As the seasons turned from Saskatchewan prairie summer to fall and then winter, I came to know more about the resiliency of the people who held on despite the incredible patronizing system that kept the once vibrant community dysfunctional for decades. I can relate to how Halleberg-Campbell photographed both the life-threatening poverty, the trauma and the beauty of the gentle souls in Attawapiskat.

Horses were still part of the treaty agreement on Red Earth 29, and they mostly ran in a herd fending for themselves against wolves and bears. The Cree still rode them, just had to round them up first.
All those years ago I was shocked at discovering the biggest “secret” in the Canadian family closet. The missionaries of my childhood church had us folding bandages and diapers, collecting school supplies and donations for Africa.
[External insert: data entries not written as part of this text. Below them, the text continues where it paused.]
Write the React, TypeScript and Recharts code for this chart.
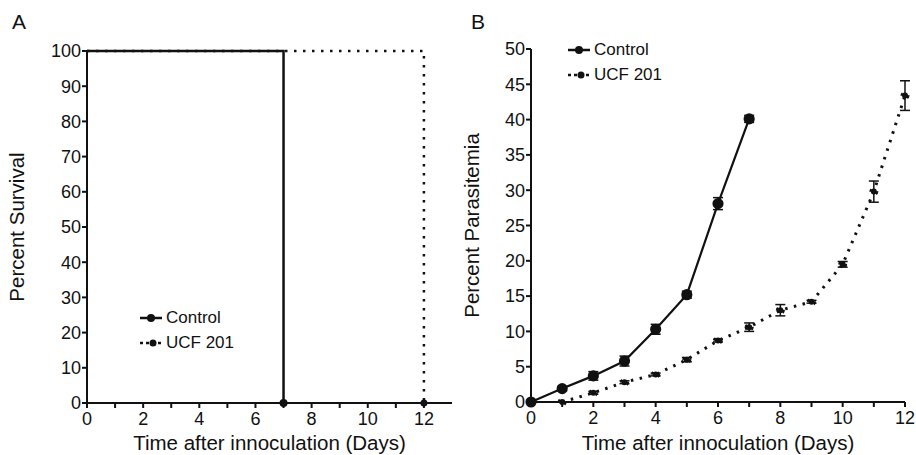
import React from 'react';
import { LineChart, Line, XAxis, YAxis, ErrorBar } from 'recharts';

const FONT = '"Liberation Sans", Arial, Helvetica, sans-serif';
const INK = '#111';

// Panel A - survival (Kaplan-Meier style steps)
const survivalDays = [0, 7, 12];
const controlSurvival = [100, 0, null];
const ucfSurvival = [100, 100, 0];

// Panel B - parasitemia
const days = [0, 1, 2, 3, 4, 5, 6, 7, 8, 9, 10, 11, 12];
const controlPara = [0, 1.9, 3.7, 5.8, 10.3, 15.2, 28.1, 40.1, null, null, null, null, null];
const controlErr = [0, 0.3, 0.6, 0.7, 0.7, 0.5, 0.85, 0.5, null, null, null, null, null];
const ucfPara = [null, 0, 1.3, 2.8, 3.9, 6.0, 8.7, 10.6, 13.0, 14.2, 19.5, 29.8, 43.4];
const ucfErr = [null, 0, 0.2, 0.2, 0.2, 0.3, 0.2, 0.6, 0.8, 0.2, 0.4, 1.5, 2.1];

const survivalTicksY = [0, 10, 20, 30, 40, 50, 60, 70, 80, 90, 100];
const paraTicksY = [0, 5, 10, 15, 20, 25, 30, 35, 40, 45, 50];
const dayTicks = [0, 1, 2, 3, 4, 5, 6, 7, 8, 9, 10, 11, 12];

const survivalData = survivalDays.map((d, i) => ({
  day: d,
  control: controlSurvival[i],
  ucf: ucfSurvival[i],
}));

const paraData = days.map((d, i) => ({
  day: d,
  control: controlPara[i],
  controlErr: controlErr[i],
  ucf: ucfPara[i],
  ucfErr: ucfErr[i],
}));

const evenOnly = (v: number) => (v % 2 === 0 ? String(v) : '');

const tickStyle = { fontSize: 18, fill: INK, fontFamily: FONT };
const axisStroke = { stroke: INK, strokeWidth: 2 };
const labelStyle = { fontSize: 20.5, fill: INK, fontFamily: FONT };

// legend drawn as a small overlay, same look in both panels
const LegendBox = ({ left, top }: { left: number; top: number }) => (
  <div style={{ position: 'absolute', left, top, fontFamily: FONT, fontSize: 17, color: INK, lineHeight: '25px' }}>
    <div style={{ display: 'flex', alignItems: 'center' }}>
      <svg width={25} height={12}>
        <line x1={1} y1={6} x2={23} y2={6} stroke={INK} strokeWidth={2.5} />
        <circle cx={12} cy={6} r={4} fill={INK} />
      </svg>
      <span style={{ marginLeft: 2 }}>Control</span>
    </div>
    <div style={{ display: 'flex', alignItems: 'center' }}>
      <svg width={25} height={12}>
        <line x1={1} y1={6} x2={23} y2={6} stroke={INK} strokeWidth={2.5} strokeDasharray="3 3" />
        <circle cx={14} cy={6} r={3.5} fill={INK} />
      </svg>
      <span style={{ marginLeft: 2 }}>UCF 201</span>
    </div>
  </div>
);

const endDot = (key: 'control' | 'ucf', r: number) => (props: any) => {
  const { cx, cy, payload, index } = props;
  if (payload[key] === 0) {
    return <circle key={`${key}-${index}`} cx={cx} cy={cy} r={r} fill={INK} />;
  }
  return <g key={`${key}-${index}`} />;
};

const SurvivalChart = () => (
  <LineChart width={460} height={455} data={survivalData} margin={{ top: 51, right: 8, bottom: 22, left: 27 }}>
    <XAxis
      dataKey="day"
      type="number"
      domain={[0, 13]}
      ticks={dayTicks}
      tickFormatter={evenOnly}
      interval={0}
      axisLine={axisStroke}
      tickLine={axisStroke}
      tickSize={5}
      tickMargin={4}
      tick={tickStyle}
      height={30}
      label={{ value: 'Time after innoculation (Days)', position: 'insideBottom', offset: -17, ...labelStyle }}
    />
    <YAxis
      type="number"
      domain={[0, 100]}
      ticks={survivalTicksY}
      interval={0}
      axisLine={axisStroke}
      tickLine={axisStroke}
      tickSize={5}
      tickMargin={1}
      tick={tickStyle}
      width={60}
      label={{ value: 'Percent Survival', angle: -90, position: 'insideLeft', offset: -10, ...labelStyle, style: { textAnchor: 'middle' } }}
    />
    <Line
      dataKey="ucf"
      type="stepAfter"
      stroke={INK}
      strokeWidth={2.5}
      strokeDasharray="2.5 6.5"
      dot={endDot('ucf', 3.5)}
      isAnimationActive={false}
    />
    <Line
      dataKey="control"
      type="stepAfter"
      stroke={INK}
      strokeWidth={2.5}
      dot={endDot('control', 4)}
      isAnimationActive={false}
    />
  </LineChart>
);

const ParasitemiaChart = () => (
  <LineChart width={476} height={455} data={paraData} margin={{ top: 49, right: 11, bottom: 23, left: 31 }}>
    <XAxis
      dataKey="day"
      type="number"
      domain={[0, 12]}
      ticks={dayTicks}
      tickFormatter={evenOnly}
      interval={0}
      axisLine={axisStroke}
      tickLine={axisStroke}
      tickSize={5}
      tickMargin={4}
      tick={tickStyle}
      height={30}
      label={{ value: 'Time after innoculation (Days)', position: 'insideBottom', offset: -18, ...labelStyle }}
    />
    <YAxis
      type="number"
      domain={[0, 50]}
      ticks={paraTicksY}
      interval={0}
      axisLine={axisStroke}
      tickLine={axisStroke}
      tickSize={5}
      tickMargin={1}
      tick={tickStyle}
      width={60}
      label={{ value: 'Percent Parasitemia', angle: -90, position: 'insideLeft', offset: 1, ...labelStyle, style: { textAnchor: 'middle' } }}
    />
    <Line
      dataKey="ucf"
      type="linear"
      stroke={INK}
      strokeWidth={3}
      strokeDasharray="2.5 6.5"
      dot={{ r: 3, fill: INK, stroke: INK }}
      isAnimationActive={false}
    >
      <ErrorBar dataKey="ucfErr" width={5} stroke={INK} strokeWidth={1.5} direction="y" />
    </Line>
    <Line
      dataKey="control"
      type="linear"
      stroke={INK}
      strokeWidth={2.2}
      dot={{ r: 4.5, fill: INK, stroke: INK }}
      isAnimationActive={false}
    >
      <ErrorBar dataKey="controlErr" width={5} stroke={INK} strokeWidth={1.5} direction="y" />
    </Line>
  </LineChart>
);

export default function App() {
  return (
    <div style={{ position: 'absolute', left: 0, top: 0, width: 916, height: 455, background: '#fff', fontFamily: FONT }}>
      <div style={{ position: 'absolute', left: 12, top: 10, fontSize: 21, color: INK }}>A</div>
      <div style={{ position: 'absolute', left: 471, top: 10, fontSize: 21, color: INK }}>B</div>
      <div style={{ position: 'absolute', left: 0, top: 0 }}>
        <SurvivalChart />
      </div>
      <div style={{ position: 'absolute', left: 440, top: 0 }}>
        <ParasitemiaChart />
      </div>
      <LegendBox left={139} top={305} />
      <LegendBox left={567} top={37} />
    </div>
  );
}
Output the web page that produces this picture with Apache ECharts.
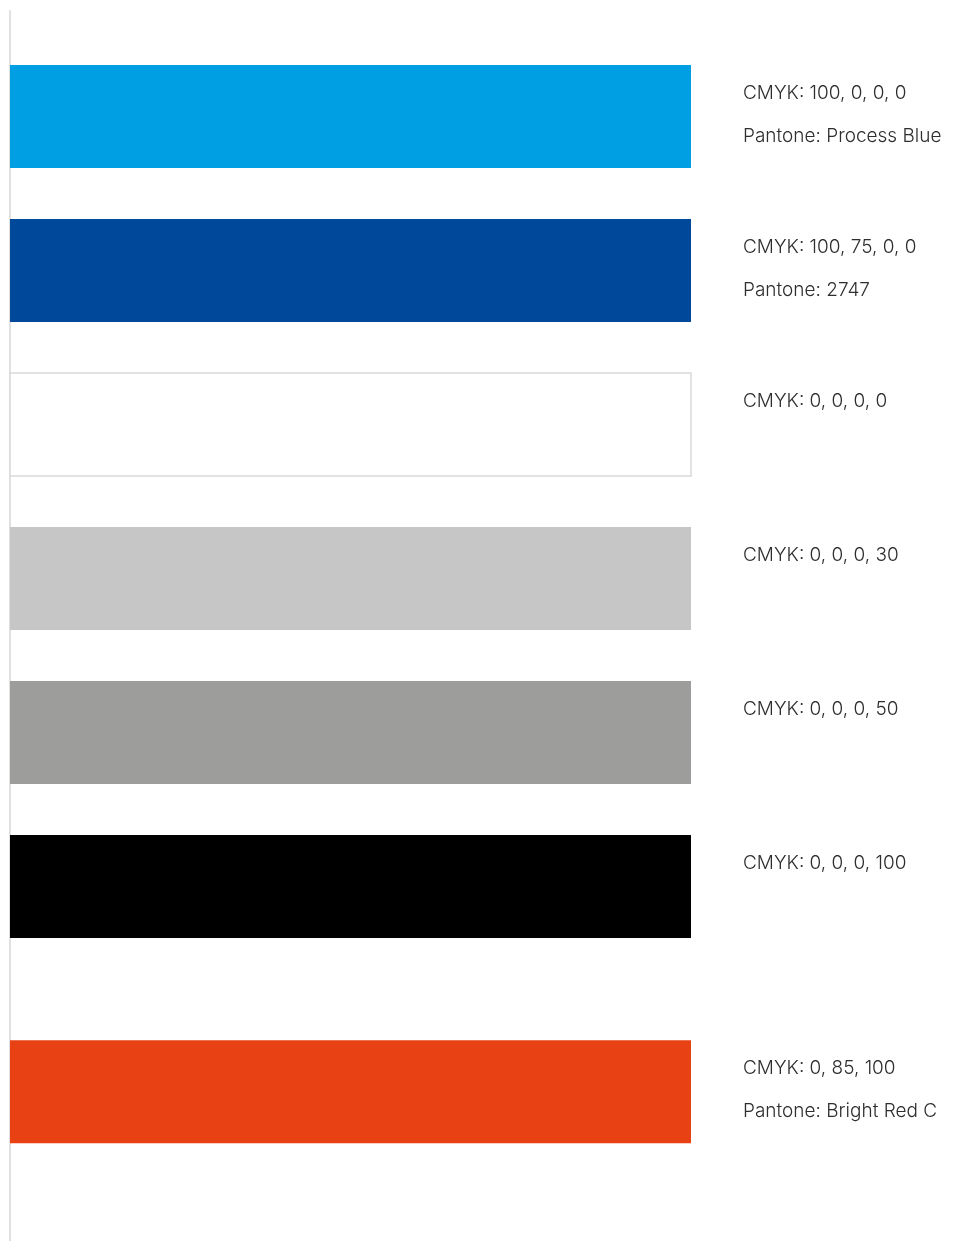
<!DOCTYPE html>
<html>
<head>
<meta charset="utf-8">
<script src="https://cdn.jsdelivr.net/npm/echarts@6/dist/echarts.min.js"></script>
<style>
html,body{margin:0;padding:0;background:#fff;}
#chart{width:954px;height:1241px;}
</style>
</head>
<body>
<div id="chart"></div>
<script>
// Data
const swatchColors = ['#009FE3', '#00499A', '#FFFFFF', '#C6C6C6', '#9D9D9C', '#000000', '#E84113'];
const cmykLabels = ['CMYK: 100, 0, 0, 0', 'CMYK: 100, 75, 0, 0', 'CMYK: 0, 0, 0, 0', 'CMYK: 0, 0, 0, 30', 'CMYK: 0, 0, 0, 50', 'CMYK: 0, 0, 0, 100', 'CMYK: 0, 85, 100'];
const pantoneLabels = ['Pantone: Process Blue', 'Pantone: 2747', '', '', '', '', 'Pantone: Bright Red C'];
const rowPos = [1, 2, 3, 4, 5, 6, 7.333];
const swatchValues = [100, 100, 100, 100, 100, 100, 100];

const chart = echarts.init(document.getElementById('chart'));
const data = swatchValues.map((v, i) => [v, rowPos[i], i]);

chart.setOption({
  animation: false,
  backgroundColor: '#ffffff',
  grid: {left: 10, right: 263, top: 11, bottom: 0},
  xAxis: {type: 'value', min: 0, max: 100, show: false},
  yAxis: {
    type: 'value', inverse: true, min: 0.315, max: 8.302,
    axisLine: {show: true, lineStyle: {color: '#e0e0e0', width: 2}},
    axisTick: {show: false}, axisLabel: {show: false}, splitLine: {show: false}
  },
  series: [{
    type: 'custom',
    data: data,
    clip: false,
    renderItem: function (params, api) {
      const v = api.value(0), pos = api.value(1), idx = api.value(2);
      const s = api.coord([0, pos]);
      const e = api.coord([v, pos]);
      const h = 103;
      const top = s[1] - h / 2;
      const isWhite = swatchColors[idx] === '#FFFFFF';
      const txt = pantoneLabels[idx] ? cmykLabels[idx] + '\n' + pantoneLabels[idx] : cmykLabels[idx];
      return {
        type: 'group',
        children: [{
          type: 'rect',
          shape: {x: s[0], y: top, width: e[0] - s[0], height: h},
          style: {fill: swatchColors[idx], stroke: isWhite ? '#d9d9d9' : null, lineWidth: isWhite ? 1.5 : 0}
        }, {
          type: 'text',
          style: {
            x: e[0] + 52, y: top + 7,
            text: txt,
            fill: '#2e2e2e',
            font: '300 19px Inter',
            lineHeight: 43,
            verticalAlign: 'top',
            align: 'left'
          }
        }]
      };
    }
  }]
});
</script>
</body>
</html>
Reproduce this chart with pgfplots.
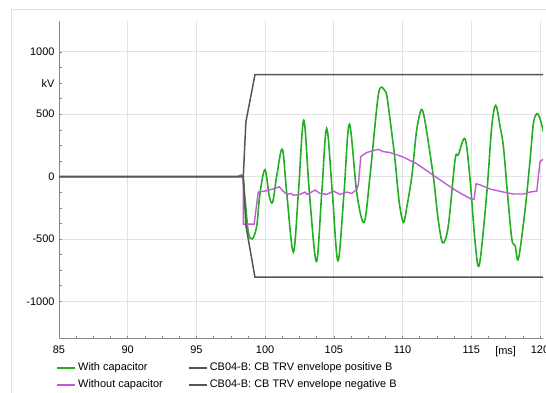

Our grannies should have have been knitting and praying for those on the reserve I worked at. I didn’t know third world conditions existed in Canada. Our schools should have told us about contemporary “Indians.” Our treatment of them remains appallingly political and needless to say, less than christian. As a direct result, I became a feminist, an atheist, an activist.
The medium gallery is part of a community economic development project in the Old East area of London, Ontario, where a large percentage of the residents are also struggling with neglect, poverty, mental health, drugs and prostitution. The anti-poverty advocacy group, Life*Spin has spear-headed this new development. Their neighbour, Artisan Bakery, also opened on the same night.